Instruction: No images are to be carried over; print all other material exactly as it stands.

Data lines:
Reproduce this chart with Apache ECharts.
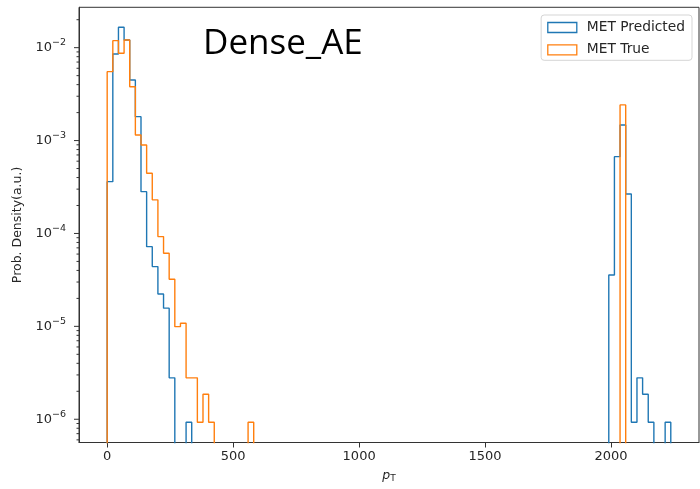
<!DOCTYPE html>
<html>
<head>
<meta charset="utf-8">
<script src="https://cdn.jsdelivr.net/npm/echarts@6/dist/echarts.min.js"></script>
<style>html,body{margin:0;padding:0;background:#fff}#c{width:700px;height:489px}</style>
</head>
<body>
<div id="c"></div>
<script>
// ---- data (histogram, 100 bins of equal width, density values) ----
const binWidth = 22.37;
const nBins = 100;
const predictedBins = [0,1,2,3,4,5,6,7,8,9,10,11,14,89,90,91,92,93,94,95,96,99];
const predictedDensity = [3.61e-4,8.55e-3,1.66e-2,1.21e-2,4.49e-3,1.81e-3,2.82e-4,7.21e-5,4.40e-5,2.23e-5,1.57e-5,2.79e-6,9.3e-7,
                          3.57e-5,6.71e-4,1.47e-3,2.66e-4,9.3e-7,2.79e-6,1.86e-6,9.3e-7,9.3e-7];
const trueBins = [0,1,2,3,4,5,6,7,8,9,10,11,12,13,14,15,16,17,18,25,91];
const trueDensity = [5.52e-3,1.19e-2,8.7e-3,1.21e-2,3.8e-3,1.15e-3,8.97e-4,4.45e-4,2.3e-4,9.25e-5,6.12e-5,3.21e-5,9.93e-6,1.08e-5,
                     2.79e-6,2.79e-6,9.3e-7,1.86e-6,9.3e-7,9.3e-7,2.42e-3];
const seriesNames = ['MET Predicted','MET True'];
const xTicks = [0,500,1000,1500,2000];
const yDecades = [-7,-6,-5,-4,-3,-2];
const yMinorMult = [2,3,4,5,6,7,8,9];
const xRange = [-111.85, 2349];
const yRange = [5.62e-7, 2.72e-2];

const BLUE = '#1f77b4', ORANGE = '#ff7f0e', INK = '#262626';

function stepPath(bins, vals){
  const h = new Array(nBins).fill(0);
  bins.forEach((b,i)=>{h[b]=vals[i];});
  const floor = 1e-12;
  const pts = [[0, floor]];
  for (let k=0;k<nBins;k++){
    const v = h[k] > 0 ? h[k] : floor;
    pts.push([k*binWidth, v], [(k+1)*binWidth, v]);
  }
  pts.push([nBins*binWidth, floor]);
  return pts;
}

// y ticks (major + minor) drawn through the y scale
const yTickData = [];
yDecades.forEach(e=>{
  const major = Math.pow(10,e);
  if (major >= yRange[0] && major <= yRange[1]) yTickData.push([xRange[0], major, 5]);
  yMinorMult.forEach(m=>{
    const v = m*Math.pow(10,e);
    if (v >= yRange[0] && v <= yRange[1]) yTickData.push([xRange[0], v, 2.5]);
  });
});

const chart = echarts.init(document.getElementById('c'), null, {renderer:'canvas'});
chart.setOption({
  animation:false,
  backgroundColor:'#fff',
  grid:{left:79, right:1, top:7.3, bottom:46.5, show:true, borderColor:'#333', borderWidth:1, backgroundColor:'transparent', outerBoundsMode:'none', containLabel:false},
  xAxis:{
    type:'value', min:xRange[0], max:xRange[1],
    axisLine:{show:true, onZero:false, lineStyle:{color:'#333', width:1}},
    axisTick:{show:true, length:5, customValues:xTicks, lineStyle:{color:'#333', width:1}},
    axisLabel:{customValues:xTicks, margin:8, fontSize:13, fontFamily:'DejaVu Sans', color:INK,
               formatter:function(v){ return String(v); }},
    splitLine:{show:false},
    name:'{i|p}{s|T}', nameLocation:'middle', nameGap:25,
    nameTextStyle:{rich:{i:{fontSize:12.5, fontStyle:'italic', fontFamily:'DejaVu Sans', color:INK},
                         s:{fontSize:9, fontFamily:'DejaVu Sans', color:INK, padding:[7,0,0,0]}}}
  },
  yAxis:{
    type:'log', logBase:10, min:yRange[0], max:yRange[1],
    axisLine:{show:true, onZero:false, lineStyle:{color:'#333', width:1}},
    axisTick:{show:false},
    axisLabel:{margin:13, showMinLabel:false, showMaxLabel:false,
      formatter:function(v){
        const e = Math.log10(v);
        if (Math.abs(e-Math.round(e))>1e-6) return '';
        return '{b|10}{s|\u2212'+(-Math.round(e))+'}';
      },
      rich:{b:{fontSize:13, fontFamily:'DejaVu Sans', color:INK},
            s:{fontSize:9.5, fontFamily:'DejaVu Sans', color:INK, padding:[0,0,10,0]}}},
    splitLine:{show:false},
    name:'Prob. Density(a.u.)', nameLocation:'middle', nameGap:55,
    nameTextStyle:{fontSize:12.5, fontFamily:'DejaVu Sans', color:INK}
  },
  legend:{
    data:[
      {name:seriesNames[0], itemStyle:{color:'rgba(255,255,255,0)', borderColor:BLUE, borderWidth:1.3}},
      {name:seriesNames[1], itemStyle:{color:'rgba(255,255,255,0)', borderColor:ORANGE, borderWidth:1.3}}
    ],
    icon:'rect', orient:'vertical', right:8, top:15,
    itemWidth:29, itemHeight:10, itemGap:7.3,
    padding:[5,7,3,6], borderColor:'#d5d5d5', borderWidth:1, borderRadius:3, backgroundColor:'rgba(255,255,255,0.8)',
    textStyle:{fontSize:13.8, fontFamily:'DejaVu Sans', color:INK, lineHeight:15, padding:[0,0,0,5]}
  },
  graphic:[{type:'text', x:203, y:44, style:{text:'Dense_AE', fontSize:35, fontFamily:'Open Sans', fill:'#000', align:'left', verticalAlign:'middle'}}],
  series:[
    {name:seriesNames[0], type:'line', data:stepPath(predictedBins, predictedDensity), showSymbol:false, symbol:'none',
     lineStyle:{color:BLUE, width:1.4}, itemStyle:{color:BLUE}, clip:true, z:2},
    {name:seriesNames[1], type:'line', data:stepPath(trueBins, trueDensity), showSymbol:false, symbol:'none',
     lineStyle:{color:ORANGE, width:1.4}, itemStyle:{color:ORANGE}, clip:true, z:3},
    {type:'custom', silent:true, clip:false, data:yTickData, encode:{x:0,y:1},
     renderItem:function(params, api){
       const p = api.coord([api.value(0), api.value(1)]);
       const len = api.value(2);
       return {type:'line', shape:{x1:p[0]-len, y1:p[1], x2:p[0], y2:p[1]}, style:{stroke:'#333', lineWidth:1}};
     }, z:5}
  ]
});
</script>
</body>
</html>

The completed task:
Reproduce this chart with Apache ECharts.
<!DOCTYPE html>
<html>
<head>
<meta charset="utf-8">
<script src="https://cdn.jsdelivr.net/npm/echarts@6/dist/echarts.min.js"></script>
<style>html,body{margin:0;padding:0;background:#fff}#c{width:700px;height:489px}</style>
</head>
<body>
<div id="c"></div>
<script>
// ---- data (histogram, 100 bins of equal width, density values) ----
const binWidth = 22.37;
const nBins = 100;
const predictedBins = [0,1,2,3,4,5,6,7,8,9,10,11,14,89,90,91,92,93,94,95,96,99];
const predictedDensity = [3.61e-4,8.55e-3,1.66e-2,1.21e-2,4.49e-3,1.81e-3,2.82e-4,7.21e-5,4.40e-5,2.23e-5,1.57e-5,2.79e-6,9.3e-7,
                          3.57e-5,6.71e-4,1.47e-3,2.66e-4,9.3e-7,2.79e-6,1.86e-6,9.3e-7,9.3e-7];
const trueBins = [0,1,2,3,4,5,6,7,8,9,10,11,12,13,14,15,16,17,18,25,91];
const trueDensity = [5.52e-3,1.19e-2,8.7e-3,1.21e-2,3.8e-3,1.15e-3,8.97e-4,4.45e-4,2.3e-4,9.25e-5,6.12e-5,3.21e-5,9.93e-6,1.08e-5,
                     2.79e-6,2.79e-6,9.3e-7,1.86e-6,9.3e-7,9.3e-7,2.42e-3];
const seriesNames = ['MET Predicted','MET True'];
const xTicks = [0,500,1000,1500,2000];
const yDecades = [-7,-6,-5,-4,-3,-2];
const yMinorMult = [2,3,4,5,6,7,8,9];
const xRange = [-111.85, 2349];
const yRange = [5.62e-7, 2.72e-2];

const BLUE = '#1f77b4', ORANGE = '#ff7f0e', INK = '#262626';

function stepPath(bins, vals){
  const h = new Array(nBins).fill(0);
  bins.forEach((b,i)=>{h[b]=vals[i];});
  const floor = 1e-12;
  const pts = [[0, floor]];
  for (let k=0;k<nBins;k++){
    const v = h[k] > 0 ? h[k] : floor;
    pts.push([k*binWidth, v], [(k+1)*binWidth, v]);
  }
  pts.push([nBins*binWidth, floor]);
  return pts;
}

// y ticks (major + minor) drawn through the y scale
const yTickData = [];
yDecades.forEach(e=>{
  const major = Math.pow(10,e);
  if (major >= yRange[0] && major <= yRange[1]) yTickData.push([xRange[0], major, 5]);
  yMinorMult.forEach(m=>{
    const v = m*Math.pow(10,e);
    if (v >= yRange[0] && v <= yRange[1]) yTickData.push([xRange[0], v, 2.5]);
  });
});

const chart = echarts.init(document.getElementById('c'), null, {renderer:'canvas'});
chart.setOption({
  animation:false,
  backgroundColor:'#fff',
  grid:{left:79, right:1, top:7.3, bottom:46.5, show:true, borderColor:'#333', borderWidth:1, backgroundColor:'transparent', outerBoundsMode:'none', containLabel:false},
  xAxis:{
    type:'value', min:xRange[0], max:xRange[1],
    axisLine:{show:true, onZero:false, lineStyle:{color:'#333', width:1}},
    axisTick:{show:true, length:5, customValues:xTicks, lineStyle:{color:'#333', width:1}},
    axisLabel:{customValues:xTicks, margin:8, fontSize:13, fontFamily:'DejaVu Sans', color:INK,
               formatter:function(v){ return String(v); }},
    splitLine:{show:false},
    name:'{i|p}{s|T}', nameLocation:'middle', nameGap:25,
    nameTextStyle:{rich:{i:{fontSize:12.5, fontStyle:'italic', fontFamily:'DejaVu Sans', color:INK},
                         s:{fontSize:9, fontFamily:'DejaVu Sans', color:INK, padding:[7,0,0,0]}}}
  },
  yAxis:{
    type:'log', logBase:10, min:yRange[0], max:yRange[1],
    axisLine:{show:true, onZero:false, lineStyle:{color:'#333', width:1}},
    axisTick:{show:false},
    axisLabel:{margin:13, showMinLabel:false, showMaxLabel:false,
      formatter:function(v){
        const e = Math.log10(v);
        if (Math.abs(e-Math.round(e))>1e-6) return '';
        return '{b|10}{s|\u2212'+(-Math.round(e))+'}';
      },
      rich:{b:{fontSize:13, fontFamily:'DejaVu Sans', color:INK},
            s:{fontSize:9.5, fontFamily:'DejaVu Sans', color:INK, padding:[0,0,10,0]}}},
    splitLine:{show:false},
    name:'Prob. Density(a.u.)', nameLocation:'middle', nameGap:55,
    nameTextStyle:{fontSize:12.5, fontFamily:'DejaVu Sans', color:INK}
  },
  legend:{
    data:[
      {name:seriesNames[0], itemStyle:{color:'rgba(255,255,255,0)', borderColor:BLUE, borderWidth:1.3}},
      {name:seriesNames[1], itemStyle:{color:'rgba(255,255,255,0)', borderColor:ORANGE, borderWidth:1.3}}
    ],
    icon:'rect', orient:'vertical', right:8, top:15,
    itemWidth:29, itemHeight:10, itemGap:7.3,
    padding:[5,7,3,6], borderColor:'#d5d5d5', borderWidth:1, borderRadius:3, backgroundColor:'rgba(255,255,255,0.8)',
    textStyle:{fontSize:13.8, fontFamily:'DejaVu Sans', color:INK, lineHeight:15, padding:[0,0,0,5]}
  },
  graphic:[{type:'text', x:203, y:44, style:{text:'Dense_AE', fontSize:35, fontFamily:'Open Sans', fill:'#000', align:'left', verticalAlign:'middle'}}],
  series:[
    {name:seriesNames[0], type:'line', data:stepPath(predictedBins, predictedDensity), showSymbol:false, symbol:'none',
     lineStyle:{color:BLUE, width:1.4}, itemStyle:{color:BLUE}, clip:true, z:2},
    {name:seriesNames[1], type:'line', data:stepPath(trueBins, trueDensity), showSymbol:false, symbol:'none',
     lineStyle:{color:ORANGE, width:1.4}, itemStyle:{color:ORANGE}, clip:true, z:3},
    {type:'custom', silent:true, clip:false, data:yTickData, encode:{x:0,y:1},
     renderItem:function(params, api){
       const p = api.coord([api.value(0), api.value(1)]);
       const len = api.value(2);
       return {type:'line', shape:{x1:p[0]-len, y1:p[1], x2:p[0], y2:p[1]}, style:{stroke:'#333', lineWidth:1}};
     }, z:5}
  ]
});
</script>
</body>
</html>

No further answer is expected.